- _WHAT THE TASK REQUIRES_
Count the lines below that include the word "this" and write that number alone.
--- start of STORED ROWS ---
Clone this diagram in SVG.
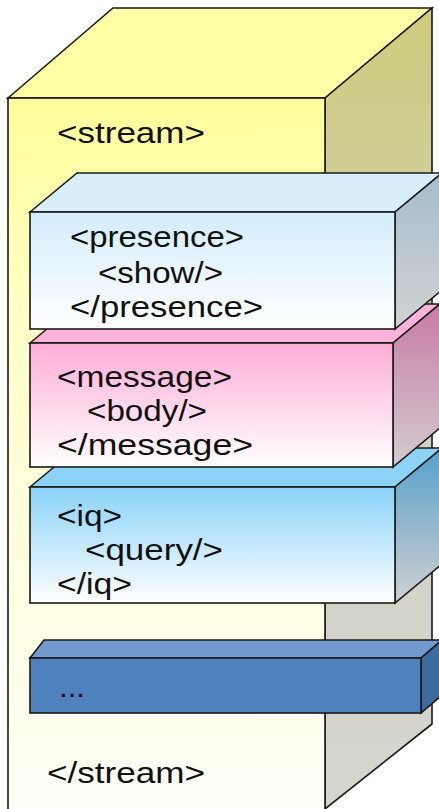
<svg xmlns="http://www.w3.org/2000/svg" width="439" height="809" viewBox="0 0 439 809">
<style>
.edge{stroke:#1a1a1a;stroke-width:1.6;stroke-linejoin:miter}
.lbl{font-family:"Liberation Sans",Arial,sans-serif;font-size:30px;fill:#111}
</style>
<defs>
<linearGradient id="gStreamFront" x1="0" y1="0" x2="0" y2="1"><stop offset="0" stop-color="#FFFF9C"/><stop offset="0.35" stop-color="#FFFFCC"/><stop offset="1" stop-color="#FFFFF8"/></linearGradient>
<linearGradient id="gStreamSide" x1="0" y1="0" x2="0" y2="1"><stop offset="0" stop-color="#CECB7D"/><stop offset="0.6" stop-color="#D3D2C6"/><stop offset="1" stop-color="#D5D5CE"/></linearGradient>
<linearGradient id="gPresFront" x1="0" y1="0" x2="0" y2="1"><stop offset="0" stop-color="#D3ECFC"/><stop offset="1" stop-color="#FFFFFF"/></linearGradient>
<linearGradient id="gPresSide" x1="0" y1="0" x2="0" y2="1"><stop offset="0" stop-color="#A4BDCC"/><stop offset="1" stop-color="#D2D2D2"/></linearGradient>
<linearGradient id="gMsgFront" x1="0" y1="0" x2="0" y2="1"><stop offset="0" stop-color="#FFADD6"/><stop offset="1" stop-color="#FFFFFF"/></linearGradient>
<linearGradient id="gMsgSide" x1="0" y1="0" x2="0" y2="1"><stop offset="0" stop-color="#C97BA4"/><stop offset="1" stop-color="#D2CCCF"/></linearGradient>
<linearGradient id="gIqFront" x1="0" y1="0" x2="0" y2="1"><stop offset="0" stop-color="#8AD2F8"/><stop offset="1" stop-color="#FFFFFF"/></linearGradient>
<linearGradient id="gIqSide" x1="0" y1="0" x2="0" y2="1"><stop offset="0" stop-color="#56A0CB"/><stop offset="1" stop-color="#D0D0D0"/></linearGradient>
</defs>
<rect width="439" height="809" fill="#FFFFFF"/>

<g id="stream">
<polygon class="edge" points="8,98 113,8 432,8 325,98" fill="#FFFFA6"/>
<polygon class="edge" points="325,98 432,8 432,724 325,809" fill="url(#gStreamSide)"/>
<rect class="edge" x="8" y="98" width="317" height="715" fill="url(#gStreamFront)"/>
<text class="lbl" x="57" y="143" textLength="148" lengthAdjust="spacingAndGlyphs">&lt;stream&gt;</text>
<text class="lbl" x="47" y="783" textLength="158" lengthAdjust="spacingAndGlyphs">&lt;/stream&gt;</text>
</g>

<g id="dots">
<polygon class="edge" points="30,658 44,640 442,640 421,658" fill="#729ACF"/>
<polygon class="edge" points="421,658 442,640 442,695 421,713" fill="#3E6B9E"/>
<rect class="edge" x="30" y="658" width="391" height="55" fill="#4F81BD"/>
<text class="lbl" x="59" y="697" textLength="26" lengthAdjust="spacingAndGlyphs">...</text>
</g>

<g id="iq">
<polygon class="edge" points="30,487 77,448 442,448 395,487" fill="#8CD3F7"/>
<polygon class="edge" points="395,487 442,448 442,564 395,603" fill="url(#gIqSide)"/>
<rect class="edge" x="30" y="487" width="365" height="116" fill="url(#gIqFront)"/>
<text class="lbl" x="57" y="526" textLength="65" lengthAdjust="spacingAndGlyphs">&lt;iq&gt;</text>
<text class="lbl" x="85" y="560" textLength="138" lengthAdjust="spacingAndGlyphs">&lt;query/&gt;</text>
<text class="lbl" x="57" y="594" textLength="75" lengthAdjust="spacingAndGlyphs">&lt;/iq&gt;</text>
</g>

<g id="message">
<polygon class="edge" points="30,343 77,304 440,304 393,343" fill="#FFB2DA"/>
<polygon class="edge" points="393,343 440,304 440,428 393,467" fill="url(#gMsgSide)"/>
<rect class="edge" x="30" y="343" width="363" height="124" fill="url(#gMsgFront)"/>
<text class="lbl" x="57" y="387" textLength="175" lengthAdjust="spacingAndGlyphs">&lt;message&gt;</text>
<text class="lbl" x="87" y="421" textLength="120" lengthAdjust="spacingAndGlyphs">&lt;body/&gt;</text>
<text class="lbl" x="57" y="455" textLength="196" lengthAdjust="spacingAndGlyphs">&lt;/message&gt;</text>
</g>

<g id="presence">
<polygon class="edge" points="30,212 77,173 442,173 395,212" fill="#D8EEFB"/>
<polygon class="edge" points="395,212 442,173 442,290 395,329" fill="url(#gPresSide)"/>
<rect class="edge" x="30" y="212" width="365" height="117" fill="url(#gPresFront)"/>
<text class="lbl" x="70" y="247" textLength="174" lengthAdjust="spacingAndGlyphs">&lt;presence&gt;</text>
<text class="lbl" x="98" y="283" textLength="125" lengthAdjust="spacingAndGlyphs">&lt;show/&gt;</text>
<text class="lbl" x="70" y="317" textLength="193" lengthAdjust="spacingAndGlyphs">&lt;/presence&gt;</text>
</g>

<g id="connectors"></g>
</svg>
--- end of STORED ROWS ---
--- start of STORED ROWS ---
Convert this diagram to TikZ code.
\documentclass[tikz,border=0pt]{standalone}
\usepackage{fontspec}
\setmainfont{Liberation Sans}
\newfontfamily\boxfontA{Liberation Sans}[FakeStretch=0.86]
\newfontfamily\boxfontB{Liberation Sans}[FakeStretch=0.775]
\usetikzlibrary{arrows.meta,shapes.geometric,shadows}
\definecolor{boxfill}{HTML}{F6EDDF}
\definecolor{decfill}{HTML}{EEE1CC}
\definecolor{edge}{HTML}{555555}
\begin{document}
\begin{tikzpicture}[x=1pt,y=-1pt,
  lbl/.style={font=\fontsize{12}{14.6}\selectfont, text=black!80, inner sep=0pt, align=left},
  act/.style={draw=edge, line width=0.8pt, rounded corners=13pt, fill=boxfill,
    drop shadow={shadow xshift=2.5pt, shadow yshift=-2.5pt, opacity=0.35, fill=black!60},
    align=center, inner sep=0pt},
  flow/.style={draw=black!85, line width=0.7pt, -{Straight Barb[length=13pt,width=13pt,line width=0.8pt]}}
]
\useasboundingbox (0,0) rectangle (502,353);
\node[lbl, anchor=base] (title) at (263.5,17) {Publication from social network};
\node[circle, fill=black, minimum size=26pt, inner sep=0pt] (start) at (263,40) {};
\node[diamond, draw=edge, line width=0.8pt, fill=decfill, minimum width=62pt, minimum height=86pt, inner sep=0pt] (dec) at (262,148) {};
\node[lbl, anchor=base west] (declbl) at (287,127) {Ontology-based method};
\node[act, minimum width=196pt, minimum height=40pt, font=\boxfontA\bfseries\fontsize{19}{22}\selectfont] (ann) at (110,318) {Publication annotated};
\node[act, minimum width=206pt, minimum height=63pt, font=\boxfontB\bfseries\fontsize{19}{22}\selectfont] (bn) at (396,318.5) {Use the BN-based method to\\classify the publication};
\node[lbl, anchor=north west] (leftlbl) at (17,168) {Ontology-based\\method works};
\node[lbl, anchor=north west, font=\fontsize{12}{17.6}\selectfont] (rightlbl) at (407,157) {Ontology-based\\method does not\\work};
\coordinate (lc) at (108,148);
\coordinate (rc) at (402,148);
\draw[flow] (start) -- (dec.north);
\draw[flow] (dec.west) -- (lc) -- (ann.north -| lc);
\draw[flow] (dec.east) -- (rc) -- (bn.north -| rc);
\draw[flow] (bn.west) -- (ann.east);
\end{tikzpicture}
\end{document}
--- end of STORED ROWS ---
- _TASK RESPONSE_
2